[Instructions to follow]:
From the records, pick out and copy each line containing "this".

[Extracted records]
══════════════════════════════

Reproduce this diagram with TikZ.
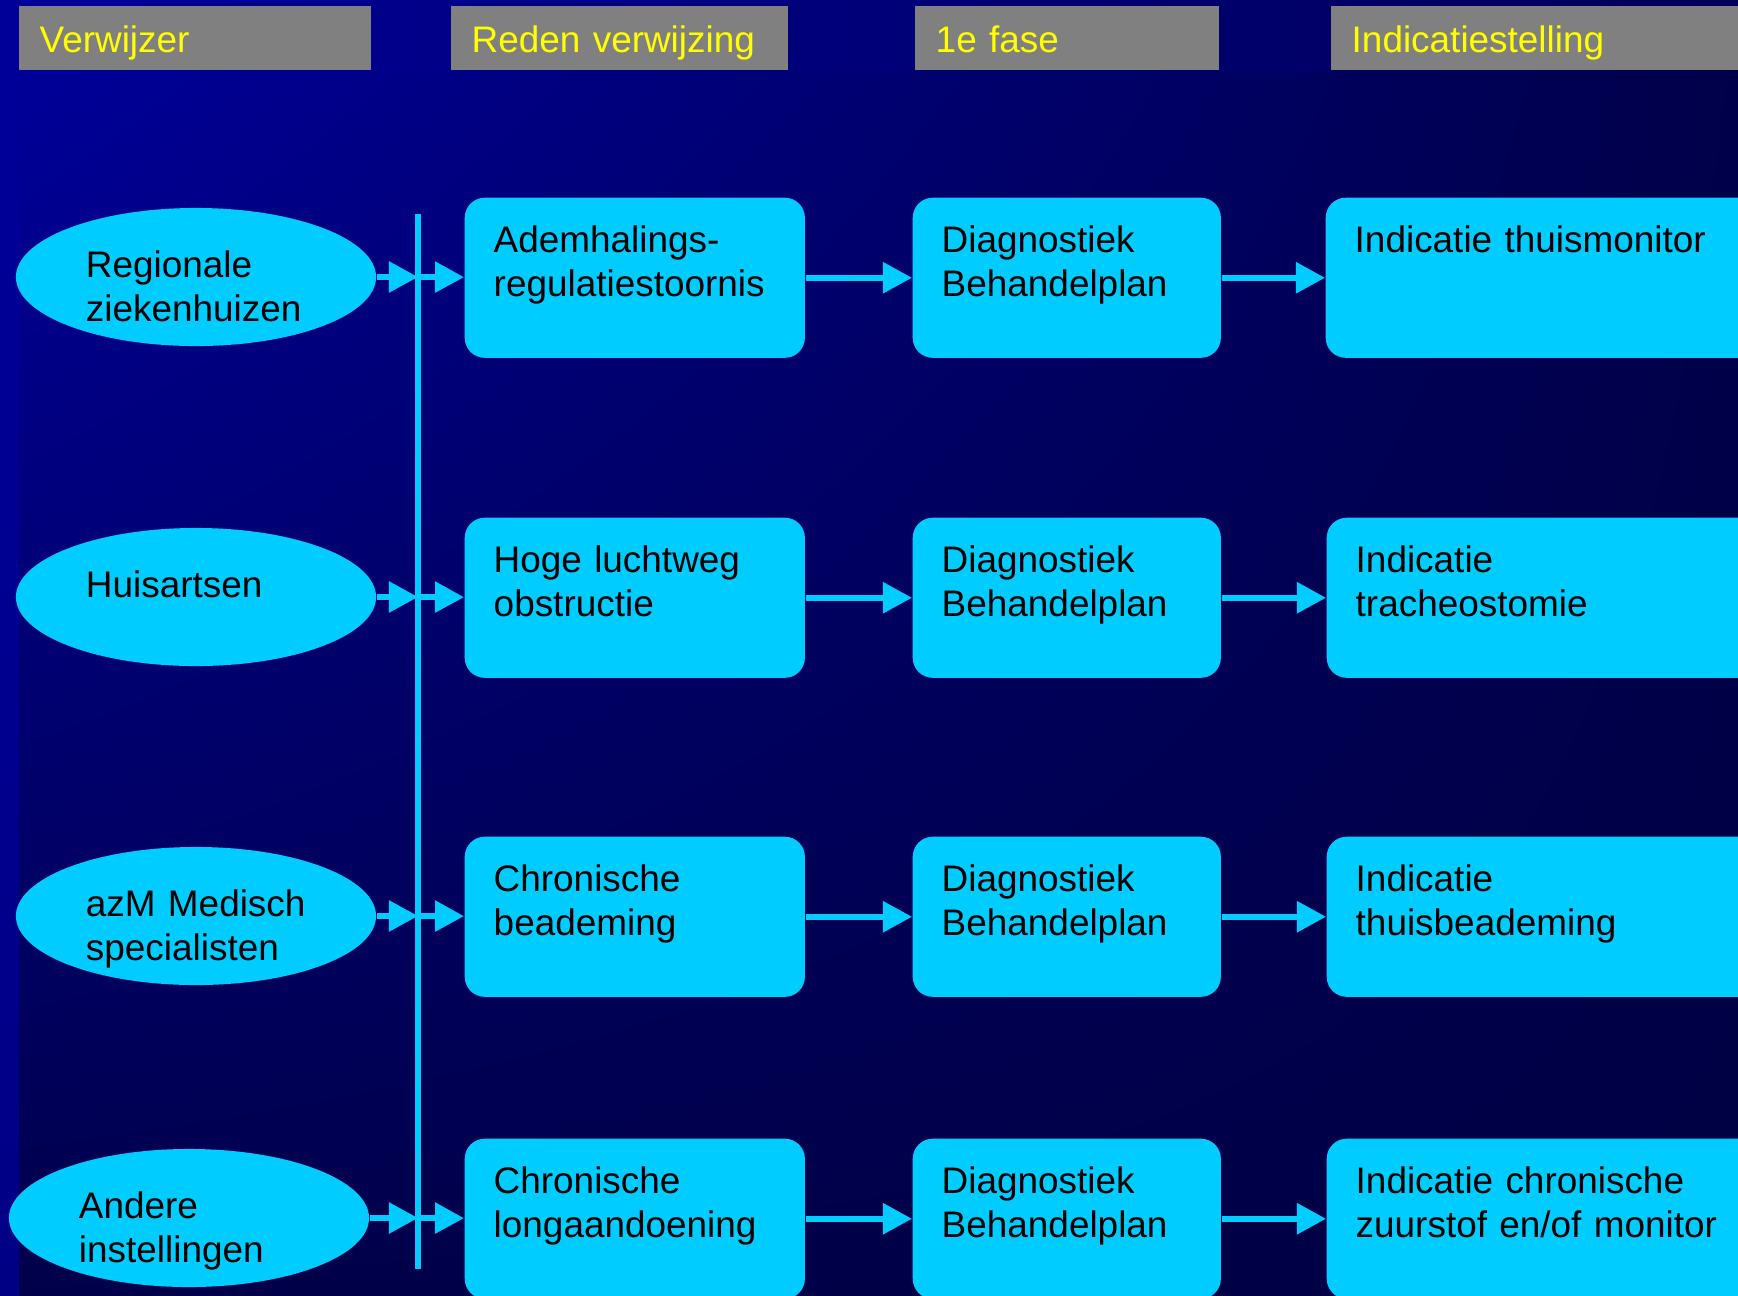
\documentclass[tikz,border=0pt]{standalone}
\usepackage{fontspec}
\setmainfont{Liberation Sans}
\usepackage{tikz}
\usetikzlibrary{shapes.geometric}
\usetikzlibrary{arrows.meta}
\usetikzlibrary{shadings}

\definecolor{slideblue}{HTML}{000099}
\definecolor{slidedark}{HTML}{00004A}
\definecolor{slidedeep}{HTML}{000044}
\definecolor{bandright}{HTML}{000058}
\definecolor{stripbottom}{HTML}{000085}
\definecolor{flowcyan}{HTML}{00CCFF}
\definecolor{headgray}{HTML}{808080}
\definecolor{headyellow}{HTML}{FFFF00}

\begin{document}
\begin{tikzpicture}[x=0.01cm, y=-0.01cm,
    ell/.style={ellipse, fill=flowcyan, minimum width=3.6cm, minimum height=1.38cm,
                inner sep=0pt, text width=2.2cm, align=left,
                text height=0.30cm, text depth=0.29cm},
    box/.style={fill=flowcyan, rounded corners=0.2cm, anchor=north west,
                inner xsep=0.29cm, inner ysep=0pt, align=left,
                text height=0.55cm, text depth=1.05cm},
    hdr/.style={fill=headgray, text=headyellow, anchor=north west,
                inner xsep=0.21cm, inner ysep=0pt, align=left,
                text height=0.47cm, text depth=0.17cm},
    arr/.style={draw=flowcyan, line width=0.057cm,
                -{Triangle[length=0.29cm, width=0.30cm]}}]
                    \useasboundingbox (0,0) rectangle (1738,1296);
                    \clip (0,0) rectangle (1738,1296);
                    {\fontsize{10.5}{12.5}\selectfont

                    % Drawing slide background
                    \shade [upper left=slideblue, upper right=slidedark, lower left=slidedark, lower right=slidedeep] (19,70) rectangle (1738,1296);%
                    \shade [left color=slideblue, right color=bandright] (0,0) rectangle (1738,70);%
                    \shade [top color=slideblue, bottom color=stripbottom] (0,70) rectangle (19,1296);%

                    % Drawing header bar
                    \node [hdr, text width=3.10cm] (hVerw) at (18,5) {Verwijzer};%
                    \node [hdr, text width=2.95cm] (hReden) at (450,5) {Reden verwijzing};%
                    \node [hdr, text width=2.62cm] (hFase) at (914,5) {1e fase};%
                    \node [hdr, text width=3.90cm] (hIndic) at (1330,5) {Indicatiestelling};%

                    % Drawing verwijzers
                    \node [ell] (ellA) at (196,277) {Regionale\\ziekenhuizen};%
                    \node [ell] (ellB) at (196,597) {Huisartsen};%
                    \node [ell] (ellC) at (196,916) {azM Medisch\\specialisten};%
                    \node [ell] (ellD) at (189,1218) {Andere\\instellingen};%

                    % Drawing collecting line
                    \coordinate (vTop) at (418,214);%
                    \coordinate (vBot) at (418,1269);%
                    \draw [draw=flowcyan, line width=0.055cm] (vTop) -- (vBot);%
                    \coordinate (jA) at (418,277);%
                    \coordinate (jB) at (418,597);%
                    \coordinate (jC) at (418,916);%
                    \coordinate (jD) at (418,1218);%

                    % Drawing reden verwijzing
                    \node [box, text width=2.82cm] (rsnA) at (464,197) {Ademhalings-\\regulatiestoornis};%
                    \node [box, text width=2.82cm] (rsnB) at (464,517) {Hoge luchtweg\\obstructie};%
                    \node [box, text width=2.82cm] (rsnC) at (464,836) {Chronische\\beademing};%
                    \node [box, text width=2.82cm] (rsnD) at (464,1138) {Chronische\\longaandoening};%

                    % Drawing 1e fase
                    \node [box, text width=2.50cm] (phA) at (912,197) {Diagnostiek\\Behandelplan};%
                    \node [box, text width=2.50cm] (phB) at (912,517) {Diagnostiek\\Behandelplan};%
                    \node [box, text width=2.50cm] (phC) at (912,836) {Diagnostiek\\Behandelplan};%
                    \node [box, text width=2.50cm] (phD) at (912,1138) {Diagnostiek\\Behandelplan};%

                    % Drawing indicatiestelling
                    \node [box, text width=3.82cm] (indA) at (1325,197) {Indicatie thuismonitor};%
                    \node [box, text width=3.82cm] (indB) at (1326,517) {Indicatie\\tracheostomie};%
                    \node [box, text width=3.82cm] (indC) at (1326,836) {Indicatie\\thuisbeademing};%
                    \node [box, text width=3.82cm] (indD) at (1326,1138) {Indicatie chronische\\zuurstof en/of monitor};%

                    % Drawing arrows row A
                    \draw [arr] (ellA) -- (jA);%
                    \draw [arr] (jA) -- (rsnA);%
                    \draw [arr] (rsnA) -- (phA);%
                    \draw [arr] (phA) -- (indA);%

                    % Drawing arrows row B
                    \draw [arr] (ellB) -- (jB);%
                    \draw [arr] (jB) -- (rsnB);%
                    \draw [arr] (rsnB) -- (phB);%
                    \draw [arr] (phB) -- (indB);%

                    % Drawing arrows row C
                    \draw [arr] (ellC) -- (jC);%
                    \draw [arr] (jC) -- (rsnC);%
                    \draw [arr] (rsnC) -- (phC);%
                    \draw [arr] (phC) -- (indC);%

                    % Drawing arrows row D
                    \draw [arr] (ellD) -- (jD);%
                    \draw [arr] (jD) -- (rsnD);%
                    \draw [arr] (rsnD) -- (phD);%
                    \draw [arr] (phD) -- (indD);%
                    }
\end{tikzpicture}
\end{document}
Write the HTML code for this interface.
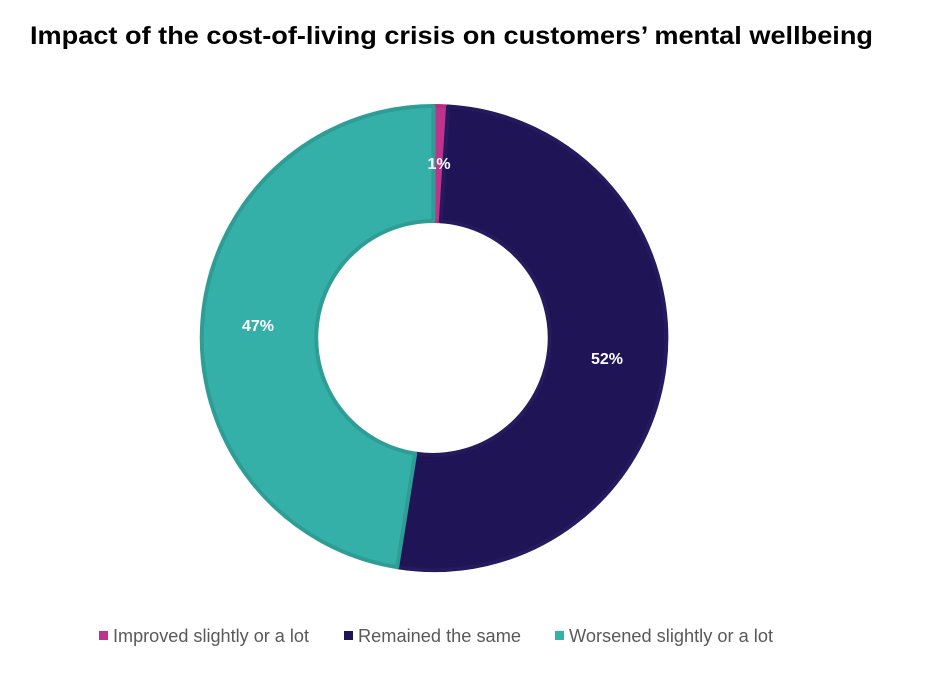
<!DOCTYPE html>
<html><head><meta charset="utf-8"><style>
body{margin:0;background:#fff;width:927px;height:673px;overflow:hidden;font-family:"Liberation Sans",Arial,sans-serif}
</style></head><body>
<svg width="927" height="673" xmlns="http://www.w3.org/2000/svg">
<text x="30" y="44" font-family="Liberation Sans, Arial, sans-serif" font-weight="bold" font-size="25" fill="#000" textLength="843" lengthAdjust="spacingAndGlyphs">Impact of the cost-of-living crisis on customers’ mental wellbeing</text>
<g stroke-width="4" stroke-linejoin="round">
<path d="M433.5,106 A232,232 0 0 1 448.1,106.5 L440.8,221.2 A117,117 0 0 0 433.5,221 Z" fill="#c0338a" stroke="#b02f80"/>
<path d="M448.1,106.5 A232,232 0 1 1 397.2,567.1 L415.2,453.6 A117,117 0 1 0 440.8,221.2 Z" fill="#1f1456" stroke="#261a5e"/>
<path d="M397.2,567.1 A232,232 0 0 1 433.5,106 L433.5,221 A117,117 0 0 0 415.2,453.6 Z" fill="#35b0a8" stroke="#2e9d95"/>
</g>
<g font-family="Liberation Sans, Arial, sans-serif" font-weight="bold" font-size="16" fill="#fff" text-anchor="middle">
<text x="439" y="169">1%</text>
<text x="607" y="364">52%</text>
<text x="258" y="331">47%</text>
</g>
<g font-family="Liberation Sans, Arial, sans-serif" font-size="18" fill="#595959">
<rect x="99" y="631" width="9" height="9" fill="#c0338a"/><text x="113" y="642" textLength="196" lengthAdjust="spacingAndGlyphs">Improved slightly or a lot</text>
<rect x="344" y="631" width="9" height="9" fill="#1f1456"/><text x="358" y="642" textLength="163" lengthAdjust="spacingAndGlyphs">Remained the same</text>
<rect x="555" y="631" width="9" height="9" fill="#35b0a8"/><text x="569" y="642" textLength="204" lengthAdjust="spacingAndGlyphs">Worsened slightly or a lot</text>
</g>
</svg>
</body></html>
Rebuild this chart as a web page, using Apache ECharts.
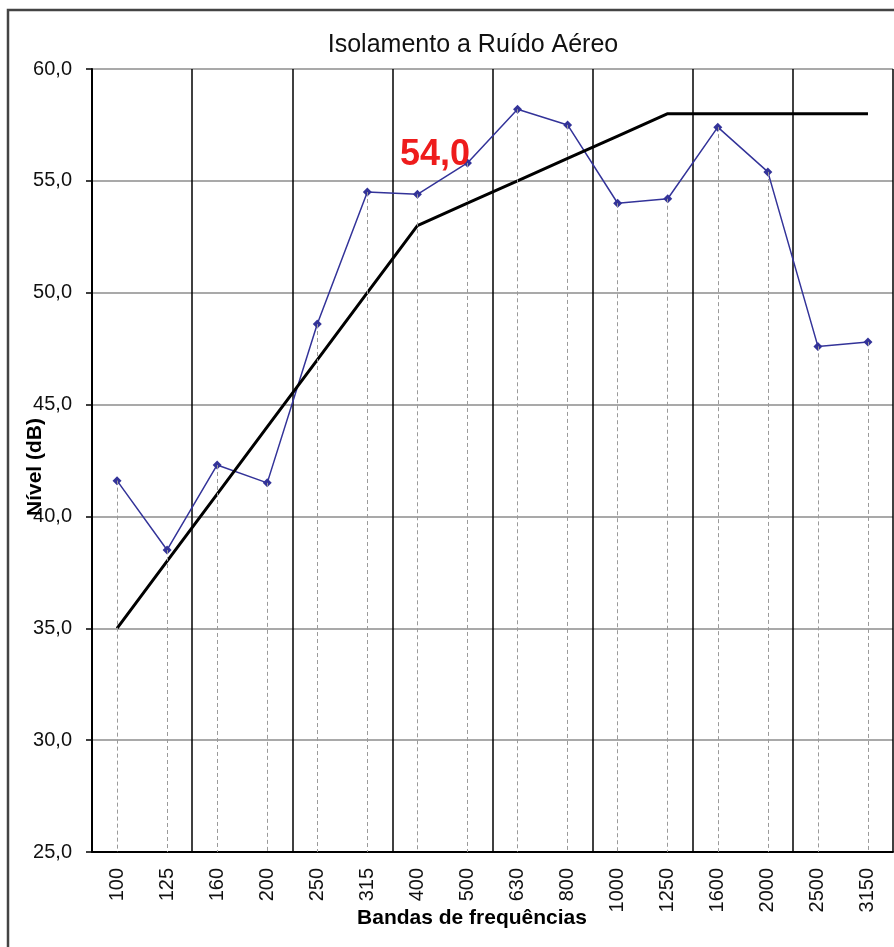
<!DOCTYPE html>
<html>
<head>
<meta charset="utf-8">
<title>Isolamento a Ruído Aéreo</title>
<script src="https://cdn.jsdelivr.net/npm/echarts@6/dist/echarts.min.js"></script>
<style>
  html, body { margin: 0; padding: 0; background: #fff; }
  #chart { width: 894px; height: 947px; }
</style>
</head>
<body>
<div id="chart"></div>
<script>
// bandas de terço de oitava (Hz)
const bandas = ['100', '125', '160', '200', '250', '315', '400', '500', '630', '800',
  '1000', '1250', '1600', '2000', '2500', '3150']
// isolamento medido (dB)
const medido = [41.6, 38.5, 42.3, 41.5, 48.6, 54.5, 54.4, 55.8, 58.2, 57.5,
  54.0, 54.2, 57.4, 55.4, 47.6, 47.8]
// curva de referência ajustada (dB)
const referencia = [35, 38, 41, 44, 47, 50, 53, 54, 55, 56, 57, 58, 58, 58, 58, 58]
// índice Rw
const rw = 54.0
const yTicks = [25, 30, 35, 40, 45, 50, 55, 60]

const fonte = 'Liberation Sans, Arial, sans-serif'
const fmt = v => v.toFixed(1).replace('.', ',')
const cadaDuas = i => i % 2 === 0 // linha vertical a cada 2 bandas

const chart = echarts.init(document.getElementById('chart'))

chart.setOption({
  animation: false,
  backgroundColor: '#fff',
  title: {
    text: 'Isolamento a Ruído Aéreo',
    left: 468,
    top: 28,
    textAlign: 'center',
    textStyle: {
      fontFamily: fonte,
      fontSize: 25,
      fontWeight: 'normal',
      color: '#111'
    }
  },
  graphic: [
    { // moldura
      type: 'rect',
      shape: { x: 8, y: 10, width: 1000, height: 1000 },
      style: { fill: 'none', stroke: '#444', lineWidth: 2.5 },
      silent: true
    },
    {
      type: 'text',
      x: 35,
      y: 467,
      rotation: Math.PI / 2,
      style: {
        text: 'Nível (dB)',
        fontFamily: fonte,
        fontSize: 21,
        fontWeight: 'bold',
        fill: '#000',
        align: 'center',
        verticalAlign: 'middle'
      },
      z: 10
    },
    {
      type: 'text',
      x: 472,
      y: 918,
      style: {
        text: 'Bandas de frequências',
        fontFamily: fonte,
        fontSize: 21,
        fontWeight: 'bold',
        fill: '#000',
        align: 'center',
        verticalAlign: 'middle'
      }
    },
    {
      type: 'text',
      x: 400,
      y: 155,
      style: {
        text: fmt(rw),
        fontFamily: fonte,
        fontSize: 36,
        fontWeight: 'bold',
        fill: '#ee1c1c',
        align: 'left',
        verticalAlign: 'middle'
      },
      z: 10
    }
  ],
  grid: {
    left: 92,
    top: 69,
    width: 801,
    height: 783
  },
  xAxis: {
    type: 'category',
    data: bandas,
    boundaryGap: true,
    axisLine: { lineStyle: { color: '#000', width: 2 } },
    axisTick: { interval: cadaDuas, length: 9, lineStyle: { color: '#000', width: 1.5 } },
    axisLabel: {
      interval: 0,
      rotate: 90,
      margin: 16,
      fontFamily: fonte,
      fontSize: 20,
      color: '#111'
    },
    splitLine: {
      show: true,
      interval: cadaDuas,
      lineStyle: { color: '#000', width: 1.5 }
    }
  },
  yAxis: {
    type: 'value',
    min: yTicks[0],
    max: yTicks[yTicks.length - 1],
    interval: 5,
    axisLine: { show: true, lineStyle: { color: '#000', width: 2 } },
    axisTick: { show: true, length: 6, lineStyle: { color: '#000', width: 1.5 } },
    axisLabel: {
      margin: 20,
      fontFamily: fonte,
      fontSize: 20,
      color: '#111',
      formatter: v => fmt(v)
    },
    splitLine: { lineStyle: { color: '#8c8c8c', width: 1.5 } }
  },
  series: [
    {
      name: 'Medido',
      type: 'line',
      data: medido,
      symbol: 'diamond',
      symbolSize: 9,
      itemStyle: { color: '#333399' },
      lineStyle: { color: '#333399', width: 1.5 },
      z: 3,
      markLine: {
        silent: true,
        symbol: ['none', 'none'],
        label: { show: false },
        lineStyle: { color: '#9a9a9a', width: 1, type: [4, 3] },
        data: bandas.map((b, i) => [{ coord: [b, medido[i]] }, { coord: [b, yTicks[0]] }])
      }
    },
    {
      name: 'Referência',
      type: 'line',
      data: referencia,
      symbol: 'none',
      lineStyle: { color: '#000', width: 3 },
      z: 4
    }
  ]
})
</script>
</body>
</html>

══════════════════════════════

[Solution below]:
Reproduce this diagram with TikZ.
Write the HTML code for this interface.
Rebuild this chart as a web page, using Apache ECharts.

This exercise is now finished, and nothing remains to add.